Produção. Com base nos dados de produção individual coletados pela pesquisa em 1991, estima-se que a produção de grãos das quase 100 mil famílias beneficiárias da reforma agrária totaliza 490 mil toneladas (arroz, feijão, milho). Se comparamos com a média da produção nacional de grãos, incluindo soja e trigo, ou seja, 59 milhões de toneladas, a produção dos assentados participa com 0,8% da mesma, dados que demonstram um certo impacto na produção nacional de alimentos.

Muitos setores não justificam a reforma agrária do ponto de vista econômico porque alegam que a agricultura brasileira já produz em níveis satisfatórios ao atendimento do consumo nacional de alimentos. Todavia, há de se reconhecer que esta produção está localizada significativamente (90%) na região Sul e Sudeste e, prioritariamente, voltada para o mercado externo.

Aqueles que são ideologicamente contra a reforma agrária não podem deixar de reconhecer que com muito menos recursos dos cofres públicos este programa gera muito mais emprego e renda, se comparado a qualquer outro setor da economia.
Enquanto a geração de um emprego na área urbana no Brasil custa de US$ 15 mil a US$ 90 mil, o professor Sérgio Leite constatou, em recente tese de mestrado, que o assentamento de uma família custou ao governo de São Paulo apenas US$ 4.330, custo que o próprio estado recebe de volta em apenas duas safras, através do recolhimento do ICMS.

Podemos concluir que a reforma agrária apresenta-se como uma alternativa concreta e viável do ponto de vista técnico e econômico, capaz de reduzir em curto prazo a miséria no Brasil, notadamente na área rural.

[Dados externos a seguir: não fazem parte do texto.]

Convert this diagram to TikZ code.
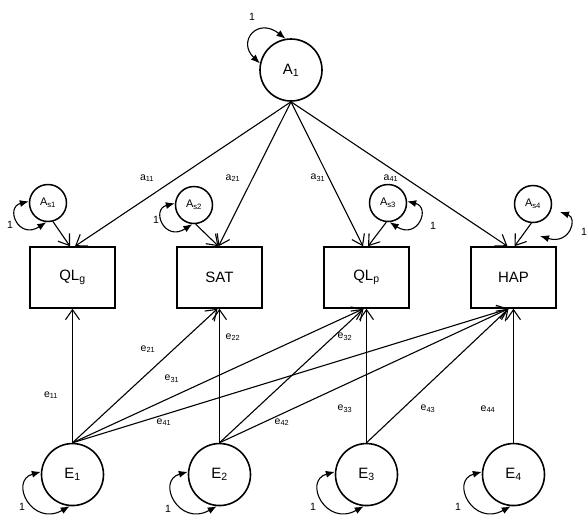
\documentclass[tikz,border=0pt]{standalone}
\usepackage{fontspec}
\setmainfont{Liberation Sans}
\usetikzlibrary{positioning,arrows.meta}

\tikzset{
  latent/.style={circle, draw, line width=1.6pt, minimum size=62pt, inner sep=0pt, font=\fontsize{15}{18}\selectfont},
  specific/.style={circle, draw, line width=1.5pt, minimum size=37pt, inner sep=0pt, font=\fontsize{11}{13}\selectfont},
  manifest/.style={rectangle, draw, line width=1.5pt, minimum width=85pt, minimum height=61pt, font=\fontsize{15}{18}\selectfont},
  load/.style={line width=1.1pt, -{Straight Barb[length=10pt,width=14pt]}},
  varloop/.style={line width=1.1pt, {Latex[length=9pt,width=7pt]}-{Latex[length=9pt,width=7pt]}},
  coef/.style={font=\fontsize{10.5}{12}\selectfont, inner sep=0pt},
}

\begin{document}
\begin{tikzpicture}[x=1pt, y=-1pt]
	\useasboundingbox (0,0) rectangle (587,515);
	% Define nodes
	\node[latent] (A1) at (291,70) {A\textsubscript{1}};
	\node[manifest] (QLg) at (72.5,277.5) {QL\textsubscript{g}};
	\node[manifest, right=60.5pt of QLg] (SAT) {SAT};
	\node[manifest, right=60.5pt of SAT] (QLp) {QL\textsubscript{p}};
	\node[manifest, right=60.5pt of QLp] (HAP) {HAP};
	\node[specific] (As1) at (48,203) {A\textsubscript{s1}};
	\node[specific] (As2) at (194,205) {A\textsubscript{s2}};
	\node[specific] (As3) at (388,203) {A\textsubscript{s3}};
	\node[specific] (As4) at (533,204) {A\textsubscript{s4}};
	\node[latent, below=134pt of QLg] (E1) {E\textsubscript{1}};
	\node[latent, below=134pt of SAT] (E2) {E\textsubscript{2}};
	\node[latent, below=134pt of QLp] (E3) {E\textsubscript{3}};
	\node[latent, below=134pt of HAP] (E4) {E\textsubscript{4}};

	% Common factor loadings
	\draw[load] (A1.south) -- ([xshift=2.5pt]QLg.north);
	\draw[load] (A1.south) -- ([xshift=-1pt]SAT.north);
	\draw[load] (A1.south) -- ([xshift=-3.5pt]QLp.north);
	\draw[load] (A1.south) -- ([xshift=-6pt]HAP.north);
	\draw[load] (As1.285) -- ([xshift=-2.5pt]QLg.north);
	\draw[load] (As2.275) -- ([xshift=-1pt]SAT.north);
	\draw[load] (As3.265) -- ([xshift=1.5pt]QLp.north);
	\draw[load] (As4.265) -- ([xshift=1pt]HAP.north);

	% Errors
	\draw[load] (E1.north) -- (QLg.south);
	\draw[load] (E1.north) -- ([xshift=-2pt]SAT.south);
	\draw[load] (E1.north) -- ([xshift=-3pt]QLp.south);
	\draw[load] (E1.north) -- ([xshift=-5pt]HAP.south);
	\draw[load] (E2.north) -- (SAT.south);
	\draw[load] (E2.north) -- ([xshift=-3pt]QLp.south);
	\draw[load] (E2.north) -- ([xshift=-5pt]HAP.south);
	\draw[load] (E3.north) -- (QLp.south);
	\draw[load] (E3.north) -- ([xshift=-5pt]HAP.south);
	\draw[load] (E4.north) -- (HAP.south);

	% Variances
	\draw[varloop] (A1.168) .. controls +(-23,-22) and +(-28,-22) .. (A1.100);
	\draw[varloop] (As1.175) .. controls +(-24,6) and +(-28,18) .. (As1.265);
	\draw[varloop] (As2.175) .. controls +(-24,6) and +(-28,18) .. (As2.265);
	\draw[varloop] (As3.5) .. controls +(24,6) and +(28,18) .. (As3.275);
	\coordinate (s4a) at ([shift={(27,8)}]As4.center);
	\coordinate (s4b) at ([shift={(7,32)}]As4.center);
	\draw[varloop] (s4a) .. controls +(18,6) and +(30,9) .. (s4b);
	\foreach \e in {E1,E2,E3,E4}
		\draw[varloop] (\e.175) .. controls +(-32,9) and +(-38,21) .. (\e.265);

	% Labels
	\node[coef] (v0) at (252,17) {1};
	\node[coef] (v1) at (10,225) {1};
	\node[coef] (v2) at (156,220) {1};
	\node[coef] (v3) at (433,226) {1};
	\node[coef] (v4) at (584,232) {1};
	\node[coef] (w1) at (22,507) {1};
	\node[coef] (w2) at (168,509) {1};
	\node[coef] (w3) at (313,507) {1};
	\node[coef] (w4) at (458,507) {1};
	\node[coef] (a11) at (147,178) {a\textsubscript{11}};
	\node[coef] (a21) at (233,178) {a\textsubscript{21}};
	\node[coef] (a31) at (318,178) {a\textsubscript{31}};
	\node[coef] (a41) at (391,178) {a\textsubscript{41}};
	\node[coef] (e11) at (51,395) {e\textsubscript{11}};
	\node[coef] (e21) at (148,349) {e\textsubscript{21}};
	\node[coef] (e22) at (233,337) {e\textsubscript{22}};
	\node[coef] (e31) at (172,379) {e\textsubscript{31}};
	\node[coef] (e41) at (164,422) {e\textsubscript{41}};
	\node[coef] (e42) at (282,422) {e\textsubscript{42}};
	\node[coef] (e32) at (345,337) {e\textsubscript{32}};
	\node[coef] (e33) at (345,409) {e\textsubscript{33}};
	\node[coef] (e43) at (428,409) {e\textsubscript{43}};
	\node[coef] (e44) at (488,409) {e\textsubscript{44}};
\end{tikzpicture}
\end{document}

Com estas reflexões, concluo que é impossível acreditar num plano efetivo e duradouro de combate à fome e à miséria, sem pensar em modificações no pagamento da dívida externa, sem incluir como base fundamental uma reforma estrutural do Estado, sem a reforma agrária e, finalmente, sem repensar o país em cima de uma outra alternativa de desenvolvimento, que possa tirar da marginalização milhões de trabalhadores desta imensa e rica Nação.

Eudoro Santana é deputado estadual do PSB/CE.